The coronavirus has become the focus of an internal battle within Iran between the government of President Hassan Rouhani and the Revolutionary Guard controlled by Ayatollah Khamenei. Rouhani reportedly wants to do more to slow the spread of the virus while Khamenei and the Guard have decided they want to save face by downplaying the real numbers and claiming Iran is doing well.
“[The Supreme Leader Ali] Khamenei and the Revolutionary Guard have been downplaying the extent of the COVID problem since the initial outbreak hit their guys hard in Qom at the start of the outbreak,” said a regional intelligence official in the Middle East who does not have permission to speak about a top military rival…
“Any of the numbers the Iranians have put out since late April are considered extremely suspect because we have indications that the Revolutionary Guard — which means this comes from Khamenei’s office directly — are not reporting cases from its health and military infrastructure and possibly intimidating reporting from other areas as well because the leadership has decided this is a national security issue, where too many cases will make Iran look inept and weak in the face of American pressure,” one source told Insider.
So what are the real numbers that Iran is trying to hide? Wednesday the Associated Press published a story about the regime’s efforts to hide the real coronavirus numbers. The AP cited a report connected to Iran’s parliament which suggests the real numbers of cases could be 10 times the official count:
Official government figures show that around 100,000 people were infected by the virus and around 6,500 have died. But a report by the research arm of Iran’s parliament said the number of cases could be eight to 10 times higher, making it among the hardest hit countries in the world. The report said the number of deaths could be 80 percent higher than officials numbers from the Health Ministry, about 11,700.
The clamp down on the real numbers came directly from the Revolutionary Guard:
The feared paramilitary Revolutionary Guard kept health facilities under tight control and medical statistics were treated as top secret, the medical staffers said.
Death certificates were not recording the coronavirus as the cause of deaths — either because not all severe cases were tested or just for the sake of keeping the numbers down. Thousands of unaccounted deaths were attributed to secondary causes like “heart attack” or “respiratory distress.”
And a doctor in Tehran said the Health Ministry gave orders not to refer critical cases to hospitals to be tested for the virus — to keep the numbers low, she said…
A nurse at Shafa Hospital in the provincial capital of Rasht said ventilators were removed from dying patients to let others live.
“Death certificates were written before they died,” the nurse said with a hoarse voice. On the death certificates, the doctor scribbled, “heart attack” or “respiratory distress” as a cause of death.

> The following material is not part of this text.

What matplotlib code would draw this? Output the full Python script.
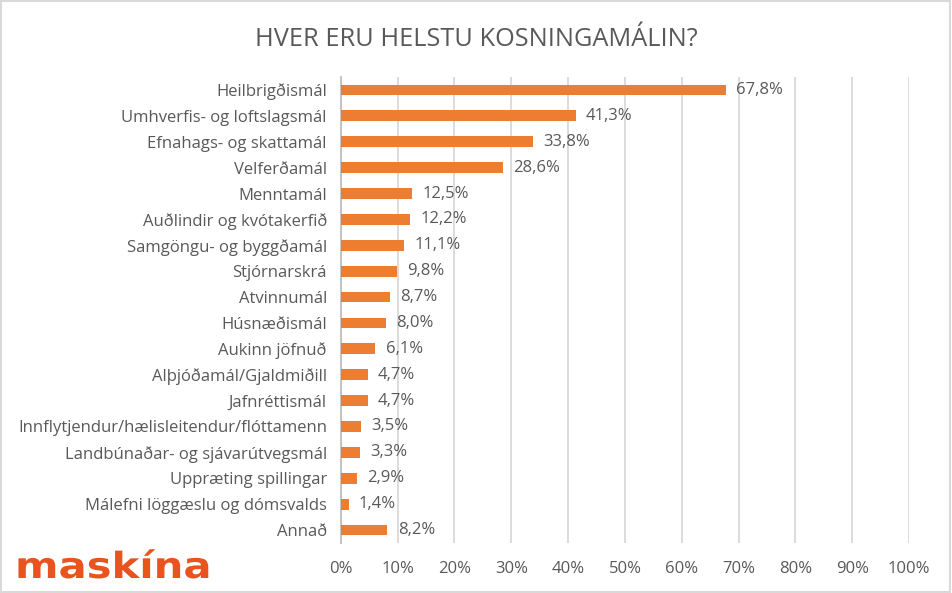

But Business Insider reports that Rouhani is trying to regain some control because of the series of unrelated failures which have put the Guard in a terrible light. The first was the shooting down of a Ukrianian passenger jet full of Iranian citizens. More recently, a military test of a ship-to-ship missile resulted in the death of 19 Iranian sailors when their ship was struck by accident instead of the intended target.
“They have refused to say if the missile test last Sunday was the IRGC or the proper Iranian Navy, but it’s assumed that a high-profile test of a high tech weapon system in plain view of all their enemies in the Gulf would have only been a Revolutionary Guard production. But the incident as well as the tragedy in January with the airliner has given Rouhani a legitimate claim that the Guard is failing at both its international responsibilities with these failures as well as poorly responding to COVID,” said the regional intelligence source.
Finally, even the official numbers aren’t trending the way Iran wants them to.
Iran on Friday reported its highest number of new coronavirus infections in more than a month as it warned of clusters hitting new regions.
Health Ministry spokesman Kianoush Jahanpour said 2,102 new cases were confirmed across the country in the past 24 hours, bringing the overall total to 116,635.
That’s the highest single day total of new cases since early April.